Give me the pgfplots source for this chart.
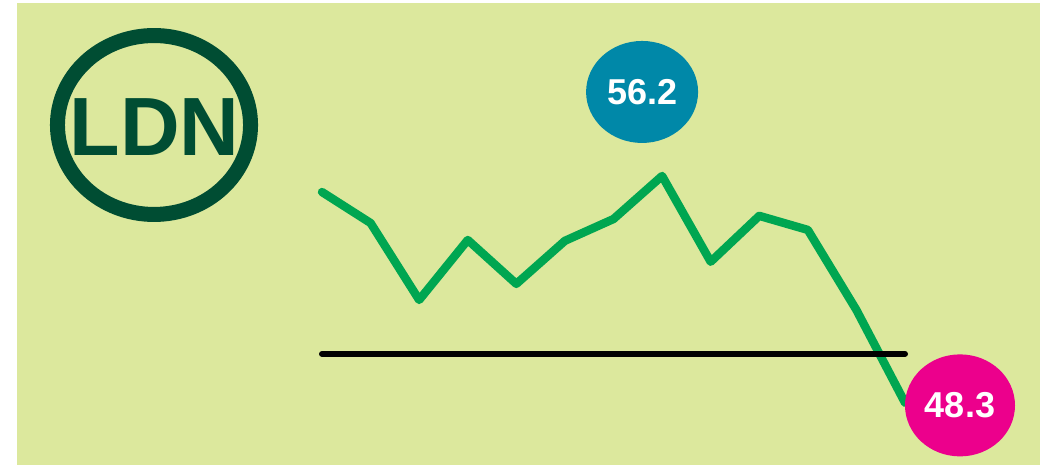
\documentclass[border=0pt]{standalone}
\usepackage{pgfplots}
\pgfplotsset{compat=1.18}
\usetikzlibrary{shapes.geometric}
\usepackage{fontspec}
\setmainfont{Liberation Sans}

\definecolor{bg}{HTML}{DCE89D}
\definecolor{logo}{HTML}{004D33}
\definecolor{linegreen}{HTML}{00A651}
\definecolor{bubbleblue}{HTML}{0088A8}
\definecolor{bubblepink}{HTML}{EC008C}

\pgfplotstableread{
idx val
0  55.64
1  54.56
2  51.88
3  53.97
4  52.44
5  53.94
6  54.70
7  56.20
8  53.21
9  54.81
10 54.32
11 51.53
12 48.30
}\ldn

\begin{document}
\begin{tikzpicture}
\begin{axis}[
    scale only axis,
    width=781.5pt, height=348.75pt,
    xmin=-6.628, xmax=14.82,
    ymin=46.13, ymax=62.33,
    hide axis, clip=false]
  % background panel
  \fill[white] (rel axis cs:0,0) rectangle (rel axis cs:1,1);
  \fill[bg] (rel axis cs:0.0163,0) rectangle (rel axis cs:0.998,0.9935);
  % logo
  \draw[logo, line width=11.25pt] (rel axis cs:0.1478,0.7312)
     ellipse [x radius=72.4pt, y radius=67.1pt];
  \node[text=logo, inner sep=0pt, font=\bfseries\fontsize{62}{62}\selectfont]
     at (rel axis cs:0.1483,0.7275) {LDN};
  % series
  \addplot[linegreen, line width=6.3pt, line cap=round, line join=round]
     table[x=idx, y=val] {\ldn};
  % reference line at 50
  \addplot[black, line width=4.5pt, line cap=round] coordinates {(0,50) (12,50)};
  % bubbles
  \node[ellipse, fill=bubbleblue, minimum width=84pt, minimum height=76.5pt,
        inner sep=0pt, text=white, font=\bfseries\fontsize{27}{27}\selectfont,
        xshift=-15pt, yshift=63pt] at (axis cs:7,56.2) {56.2};
  \node[ellipse, fill=bubblepink, minimum width=82.5pt, minimum height=76.5pt,
        inner sep=0pt, text=white, font=\bfseries\fontsize{27}{27}\selectfont,
        xshift=41.25pt, yshift=-2pt] at (axis cs:12,48.3) {48.3};
\end{axis}
\end{tikzpicture}
\end{document}
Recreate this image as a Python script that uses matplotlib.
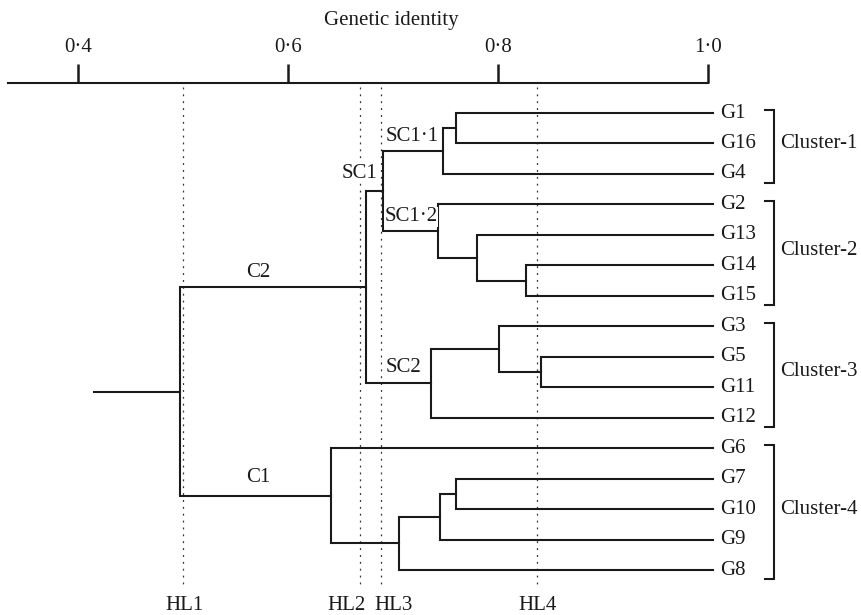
import numpy as np
import matplotlib
matplotlib.use('Agg')
import matplotlib.pyplot as plt
from matplotlib.ticker import FixedLocator, FixedFormatter

plt.rcParams['font.family'] = ['Liberation Serif', 'DejaVu Serif']
plt.rcParams['font.size'] = 15

# leaf order, top to bottom
leaves = ['G1', 'G16', 'G4', 'G2', 'G13', 'G14', 'G15', 'G3',
          'G5', 'G11', 'G12', 'G6', 'G7', 'G10', 'G9', 'G8']

# merges: (child a, child b, genetic identity at join); node name = 'n<index>'
merge_a = ['G1', 'n0', 'G14', 'G13', 'G2', 'n1', 'G5', 'G3', 'n7', 'n5',
           'G7', 'n10', 'n11', 'G6', 'n9']
merge_b = ['G16', 'G4', 'G15', 'n2', 'n3', 'n4', 'G11', 'n6', 'G12', 'n8',
           'G10', 'G9', 'G8', 'n12', 'n13']
merge_h = [0.760, 0.748, 0.827, 0.780, 0.743, 0.690, 0.841, 0.801, 0.736,
           0.674, 0.760, 0.745, 0.706, 0.641, 0.497]
root_stub = 0.415
leaf_end = 1.005

# node labels
node_names = ['C2', 'C1', 'SC1', 'SC2', 'SC1·1', 'SC1·2']
node_x = [0.572, 0.572, 0.668, 0.710, 0.718, 0.717]
node_y = [5.22, 11.95, 1.97, 8.34, 0.755, 3.41]

# clusters
cluster_names = ['Cluster-1', 'Cluster-2', 'Cluster-3', 'Cluster-4']
cluster_first = ['G1', 'G2', 'G3', 'G6']
cluster_last = ['G4', 'G15', 'G12', 'G8']

# reference lines and where their names sit
hl_names = ['HL1', 'HL2', 'HL3', 'HL4']
hl_x = [0.500, 0.669, 0.689, 0.837]
hl_label_x = [0.501, 0.6557, 0.7005, 0.838]

ticks = [0.4, 0.6, 0.8, 1.0]
tick_labels = ['0·4', '0·6', '0·8', '1·0']

ink = '#1a1a1a'
lw = 1.5

fig = plt.figure(figsize=(8.61, 6.15), dpi=100)
ax = fig.add_axes([0, 0, 1, 1])
ax.set_xlim(0.4 - 78 / 1050, 0.4 + 783 / 1050)
ax.set_ylim(502 / 30.47, -113 / 30.47)

pos = {name: (leaf_end, i) for i, name in enumerate(leaves)}
for k, (a, b, h) in enumerate(zip(merge_a, merge_b, merge_h)):
    xa, ya = pos[a]
    xb, yb = pos[b]
    ax.plot([xa, h, h, xb], [ya, ya, yb, yb], color=ink, lw=lw,
            solid_joinstyle='miter', zorder=3)
    pos['n%d' % k] = (h, (ya + yb) / 2)

rx, ry = pos['n%d' % (len(merge_h) - 1)]
ax.plot([root_stub, rx], [ry, ry], color=ink, lw=lw, zorder=3)

for name, y in zip(leaves, range(len(leaves))):
    ax.text(1.0114, y, name, ha='left', va='center', color=ink)

for name, x, y in zip(node_names, node_x, node_y):
    ax.text(x, y, name, ha='center', va='center', color=ink, zorder=4,
            bbox=dict(facecolor='white', edgecolor='none', pad=0.5))

bx, btick = 1.0629, 1.0543
for name, f, l in zip(cluster_names, cluster_first, cluster_last):
    top = leaves.index(f) - 0.1
    bot = leaves.index(l) + 0.3
    ax.plot([btick, bx, bx, btick], [top, top, bot, bot], color=ink, lw=lw,
            solid_joinstyle='miter')
    ax.text(bx + 0.006, (top + bot) / 2 - 0.1, name, ha='left', va='center',
            color=ink)

for name, x, lx in zip(hl_names, hl_x, hl_label_x):
    ax.plot([x, x], [-0.85, 15.59], color='#333333', lw=0.9,
            linestyle=(0, (1.5, 4)), zorder=2)
    ax.text(lx, 16.15, name, ha='center', va='center', color=ink)

# genetic identity axis on top
for side in ['left', 'right', 'bottom']:
    ax.spines[side].set_visible(False)
ax.spines['top'].set_position(('data', -30 / 30.47))
ax.spines['top'].set_bounds(0.333, 1.0)
ax.spines['top'].set_linewidth(1.5)
ax.spines['top'].set_color(ink)
ax.xaxis.set_ticks_position('top')
ax.xaxis.set_major_locator(FixedLocator(ticks))
ax.xaxis.set_major_formatter(FixedFormatter(tick_labels))
ax.tick_params(axis='x', direction='out', length=14, width=1.8, pad=5,
               colors=ink, labelsize=15)
ax.set_yticks([])
ax.xaxis.set_label_position('top')
ax.set_xlabel('Genetic identity', va='center', color=ink)
ax.xaxis.set_label_coords(391 / 861, 1 - 20 / 615)

fig.savefig('out.png', dpi=100)
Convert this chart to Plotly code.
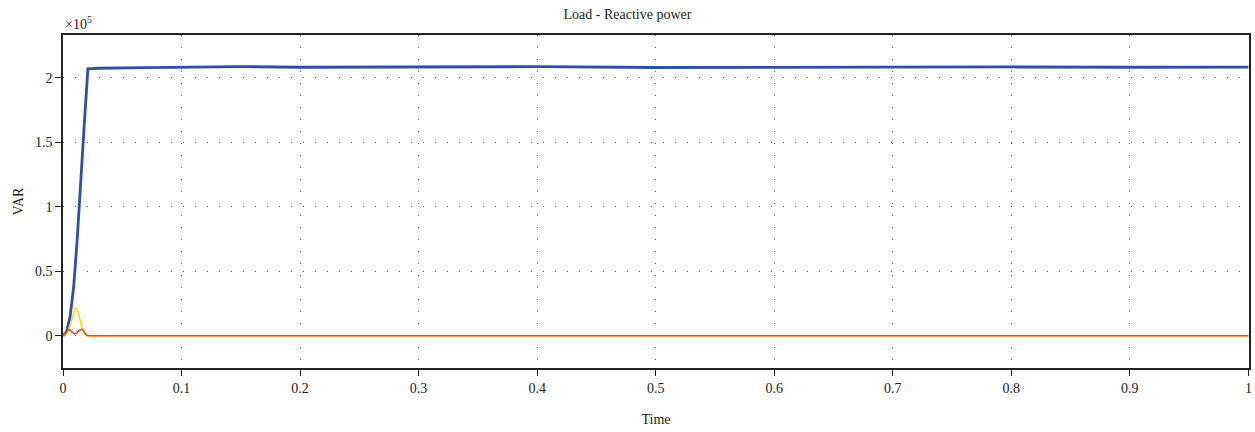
import plotly.graph_objects as go

# Time samples and series values (VAR)
t_blue = [0, 0.003, 0.006, 0.009, 0.012, 0.015, 0.018, 0.021, 0.03, 0.07, 0.15, 0.2, 0.35, 0.4, 0.5, 0.6, 0.7, 0.8, 0.9, 1.0]
q_blue = [0, 3e3, 15e3, 38e3, 75e3, 125e3, 165e3, 207e3, 207.5e3, 208e3, 208.8e3, 208.3e3, 208.7e3, 208.7e3, 208.1e3, 208.3e3, 208.7e3, 208.5e3, 208.3e3, 208.4e3]

t_yellow = [0, 0.003, 0.006, 0.008, 0.010, 0.011, 0.012, 0.014, 0.016, 0.018, 0.020, 0.025, 1.0]
q_yellow = [0, 2e3, 8e3, 15e3, 20.5e3, 21.5e3, 20.5e3, 14e3, 6e3, 1.5e3, 0, 0, 0]

t_red = [0, 0.002, 0.004, 0.005, 0.006, 0.008, 0.010, 0.012, 0.014, 0.016, 0.017, 0.018, 0.020, 0.022, 0.025, 1.0]
q_red = [0, 1.5e3, 4e3, 4.8e3, 4.5e3, 2.5e3, 1.5e3, 2.5e3, 4.5e3, 5e3, 4.5e3, 2.5e3, 0.5e3, 0, 0, 0]

x_ticks = [0, 0.1, 0.2, 0.3, 0.4, 0.5, 0.6, 0.7, 0.8, 0.9, 1]
x_ticktext = ["0", "0.1", "0.2", "0.3", "0.4", "0.5", "0.6", "0.7", "0.8", "0.9", "1"]
y_ticks = [0, 0.5e5, 1e5, 1.5e5, 2e5]
y_ticktext = ["0", "0.5", "1", "1.5", "2"]

FONT = "Liberation Serif"
DASH = "1px,11px"

fig = go.Figure()
fig.add_trace(go.Scatter(x=t_blue, y=q_blue, mode="lines", line=dict(color="#2f4fa6", width=2.8), showlegend=False))
fig.add_trace(go.Scatter(x=t_yellow, y=q_yellow, mode="lines", line=dict(color="#f2dc0a", width=1.5), showlegend=False))
fig.add_trace(go.Scatter(x=t_red, y=q_red, mode="lines", line=dict(color="#e8472a", width=1.5), showlegend=False))

fig.update_layout(
    width=1255, height=432,
    margin=dict(l=63, r=6, t=35, b=64, autoexpand=False),
    paper_bgcolor="white", plot_bgcolor="white",
    font=dict(family=FONT, size=14, color="#222"),
    title=dict(text="Load - Reactive power", x=0.5, xanchor="center", y=0.968, yanchor="middle",
               font=dict(family=FONT, size=14, color="#222"), automargin=False),
    xaxis=dict(range=[0, 1.0005], tickvals=x_ticks, ticktext=x_ticktext,
               showline=True, linecolor="#222", linewidth=1.5, mirror=True,
               ticks="outside", ticklen=6, tickcolor="#222",
               showgrid=True, gridcolor="#555", griddash=DASH, gridwidth=1,
               zeroline=False, automargin=False,
               title=dict(text="Time", font=dict(family=FONT, size=14), standoff=20)),
    yaxis=dict(range=[-0.25e5, 2.333e5], tickvals=y_ticks, ticktext=y_ticktext,
               showline=True, linecolor="#222", linewidth=1.5, mirror=True,
               ticks="outside", ticklen=6, tickcolor="#222",
               showgrid=True, gridcolor="#555", griddash=DASH, gridwidth=1,
               zeroline=False, automargin=False,
               title=dict(text="VAR", font=dict(family=FONT, size=14), standoff=8)),
    annotations=[dict(text="×10<sup>5</sup>", x=0, y=1, xref="paper", yref="paper",
                      xanchor="left", yanchor="bottom", showarrow=False, yshift=1,
                      font=dict(family=FONT, size=14, color="#222"))],
)

fig.write_html("out.html", config={"displayModeBar": False},
               post_script="document.body.style.margin='0';document.body.style.overflow='hidden';")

_ _ _ _ _ _ _

> WHAT THE EXERCISE ASKS
From the entries above, select each line containing the string "chart".

> RESPONSE FOR THIS EXERCISE
Give me the pgfplots source for this chart.
Convert this chart to Plotly code.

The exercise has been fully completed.